For the dataset 3, 5, 7, 9, 11 (odd $n=5$):

The median is: $7$

For the dataset 3, 5, 7, 9 (even $n=4$):

$$ \text{Median} = \frac{5 + 7}{2} = 6 $$

Mode

The mode is the value that appears most often in a dataset. A dataset can have more than one mode or no mode at all.

Example:

In the dataset 1, 2, 2, 3, 4, 4, 4, 5, the mode is $4$, as it appears most frequently.

Measures of Variability

While measures of central tendency indicate the center of the dataset, measures of variability describe the spread or dispersion of the data points.

Range: The difference between the maximum and minimum values.
Standard Deviation: A measure of the amount of variation or dispersion in a set of values.
Quartiles: Values that divide the dataset into four equal parts.
Interquartile Range (IQR): The range of the middle 50% of the data, calculated as the difference between the first quartile ($Q_1$) and third quartile ($Q_3$).
Percentiles: Values below which a certain percentage of data falls.

Range

The range gives a quick sense of the spread of the data. It is calculated as follows:

$$ \text{Range} = \text{Maximum} - \text{Minimum} $$

Example:

In the dataset: 2, 4, 6, 8, 10

$$ \text{Range} = 10 - 2 = 8 $$

Standard Deviation

Standard deviation measures how much the individual data points deviate from the mean. The formula for standard deviation ($\sigma$) is:

$$ \sigma = \sqrt{\frac{\sum_{i=1}^{n} (x_i - \mu)^2}{n}} $$

where $\mu$ is the mean of the dataset.

Example:

For the dataset: 2, 4, 6, 8

First, calculate the mean:

$$ \text{Mean} = \frac{2 + 4 + 6 + 8}{4} = 5 $$

Then calculate the standard deviation:

Calculate each deviation from the mean:

$2 - 5 = -3$
$4 - 5 = -1$
$6 - 5 = 1$
$8 - 5 = 3$

Square each deviation:

$(-3)^2 = 9$
$(-1)^2 = 1$
$(1)^2 = 1$
$(3)^2 = 9$

Average the squared deviations:

$$ \text{Variance} = \frac{9 + 1 + 1 + 9}{4} = \frac{20}{4} = 5 $$

Take the square root:

$$ \sigma = \sqrt{5} \approx 2.24 $$

Quartiles

Quartiles break the dataset into four equal parts. The first quartile ($Q_1$) is the median of the lower half of the data, while the third quartile ($Q_3$) is the median of the upper half. $Q_2$ is simply the median of the entire dataset.

Example:

For the dataset 1, 3, 5, 7, 9:

$Q_1 = 3$ (median of 1, 3)
$Q_2 = 5$
$Q_3 = 7$ (median of 7, 9)

Interquartile Range (IQR)

The IQR measures the range of the middle 50% of the data:

$$ \text{IQR} = Q_3 - Q_1 $$

Example:

Using the above quartiles:

$$ \text{IQR} = 7 - 3 = 4 $$

Percentiles

Percentiles divide the dataset into 100 equal parts. The $p^{th}$ percentile indicates the value below which $p\%$ of the data falls.

Example:

If you are in the 70th percentile on a test, you scored higher than 70% of the test takers.

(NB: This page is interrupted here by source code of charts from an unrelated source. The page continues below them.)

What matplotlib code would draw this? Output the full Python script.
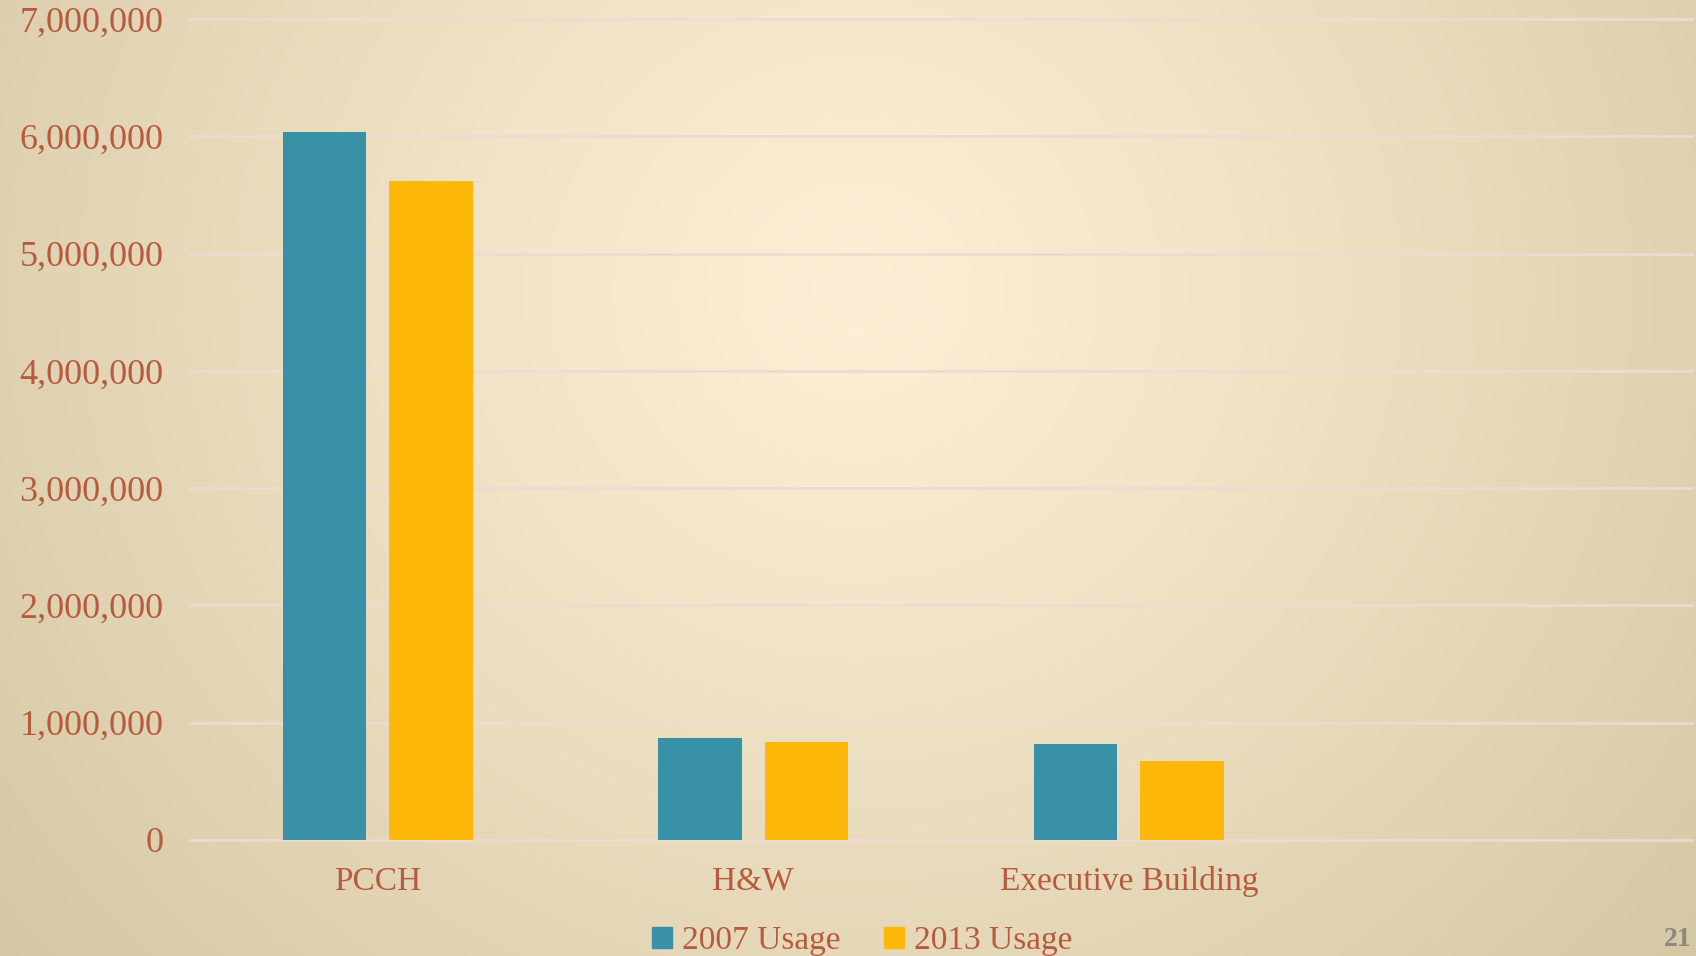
#!/usr/bin/env python3
"""Energy usage by building, 2007 vs 2013 - grouped bar chart on a cream slide."""

import numpy as np
import matplotlib

matplotlib.use("Agg")
import matplotlib.pyplot as plt
from matplotlib.patches import Patch
from matplotlib.ticker import FuncFormatter

# data
buildings = ["PCCH", "H&W", "Executive Building", ""]
usage_2007 = [6040000, 872000, 821000, np.nan]
usage_2013 = [5620000, 835000, 673000, np.nan]
series_names = ["2007 Usage", "2013 Usage"]
y_ticks = [0, 1000000, 2000000, 3000000, 4000000, 5000000, 6000000, 7000000]

TEAL = "#3891A7"
GOLD = "#FEB80A"
TEXT = "#B85B3D"
GRID = "#F0D9D0"

W, H = 1696, 956
plt.rcParams["font.family"] = ["Liberation Serif", "DejaVu Serif"]

fig = plt.figure(figsize=(W / 100, H / 100), dpi=100)

# radial slide background
bg = fig.add_axes([0, 0, 1, 1], zorder=-10)
yy, xx = np.mgrid[0:H, 0:W]
d = np.hypot((xx - 855) / 1.05, yy - 290)
t = np.clip(d / 1060.0, 0, 1) ** 1.15
c0 = np.array([253, 239, 213]) / 255.0
c1 = np.array([212, 199, 164]) / 255.0
img = c0[None, None, :] + (c1 - c0)[None, None, :] * t[..., None]
bg.imshow(img, aspect="auto", extent=(0, 1, 0, 1), origin="upper")
bg.set_axis_off()

ax = fig.add_axes([190 / W, 1 - 840 / H, (1692 - 190) / W, (840 - 19) / H])
ax.patch.set_alpha(0)

x = np.arange(len(buildings))
bw = 0.223
off = 0.142
ax.bar(x - off, usage_2007, width=bw, color=TEAL, zorder=3)
ax.bar(x + off, usage_2013, width=bw, color=GOLD, zorder=3)

ax.set_xlim(-0.5, len(buildings) - 0.5)
ax.set_ylim(0, 7000000)
ax.set_yticks(y_ticks)
ax.yaxis.set_major_formatter(FuncFormatter(lambda v, _: f"{int(v):,}"))
ax.set_xticks(x)
ax.set_xticklabels(buildings)

for v in y_ticks:
    ax.axhline(v, color=GRID, lw=1.9, zorder=1, clip_on=False)

for s in ax.spines.values():
    s.set_visible(False)
ax.tick_params(axis="y", length=0, pad=19, labelsize=26, labelcolor=TEXT)
ax.tick_params(axis="x", length=0, pad=19, labelsize=24, labelcolor=TEXT)

handles = [Patch(color=TEAL), Patch(color=GOLD)]
fig.legend(
    handles, series_names,
    loc="center", bbox_to_anchor=(862 / W, 1 - 941 / H),
    ncol=2, frameon=False, fontsize=24, labelcolor=TEXT,
    handlelength=0.6, handleheight=0.6, handletextpad=0.3, columnspacing=1.3,
)

# slide number in the corner
fig.text(1692 / W, 1 - 952 / H, "21", color="#8F8580", fontsize=20,
         fontweight="bold", ha="right", va="bottom")

fig.savefig("out.png", dpi=100)
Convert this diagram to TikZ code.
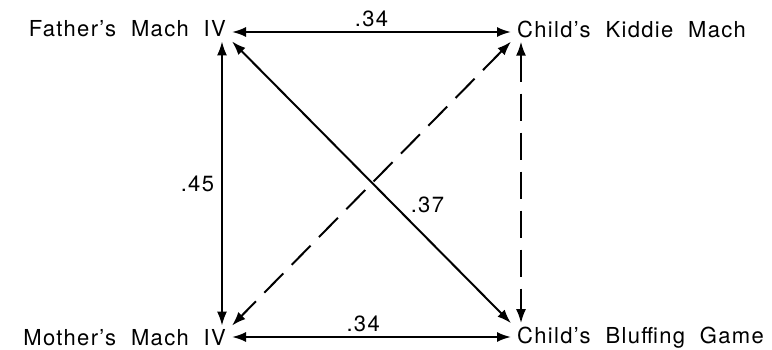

Choosing the Right Measure

Selecting the appropriate descriptive statistic depends on the data distribution and the context of the questions. For symmetric distributions, the mean provides a good overall measure, while for skewed distributions, the median is often more representative.

Common Misconceptions

Mean vs. Median: Many believe the mean is always the best measure of central tendency, but outliers can heavily skew the mean. In such cases, the median often provides a better representation of the data.
Standard Deviation Interpretation: Standard deviation is not a measure of how far off individual data points are from the mean; rather, it indicates how data points generally spread out from the mean.

Conclusion

Descriptive statistics play a vital role in data analysis and are essential for interpreting data trends and patterns. By understanding mean, median, mode, range, standard deviation, quartiles, interquartile range, and percentiles, students, you can competently analyze data. With practice, you will improve your ability to choose the correct statistical measures and interpret them in applied contexts.

Study Notes

Descriptive statistics summarize data to reveal patterns and trends.
Mean is the average, median is the middle value, mode is the most frequent value.
Range measures the spread of data; standard deviation measures dispersion from the mean.
Quartiles and IQR assess the spread of data, with IQR focusing on the middle 50%.
Percentiles indicate the relative standing of a data point within the dataset.
Choose mean for symmetric data; use median for skewed distributions.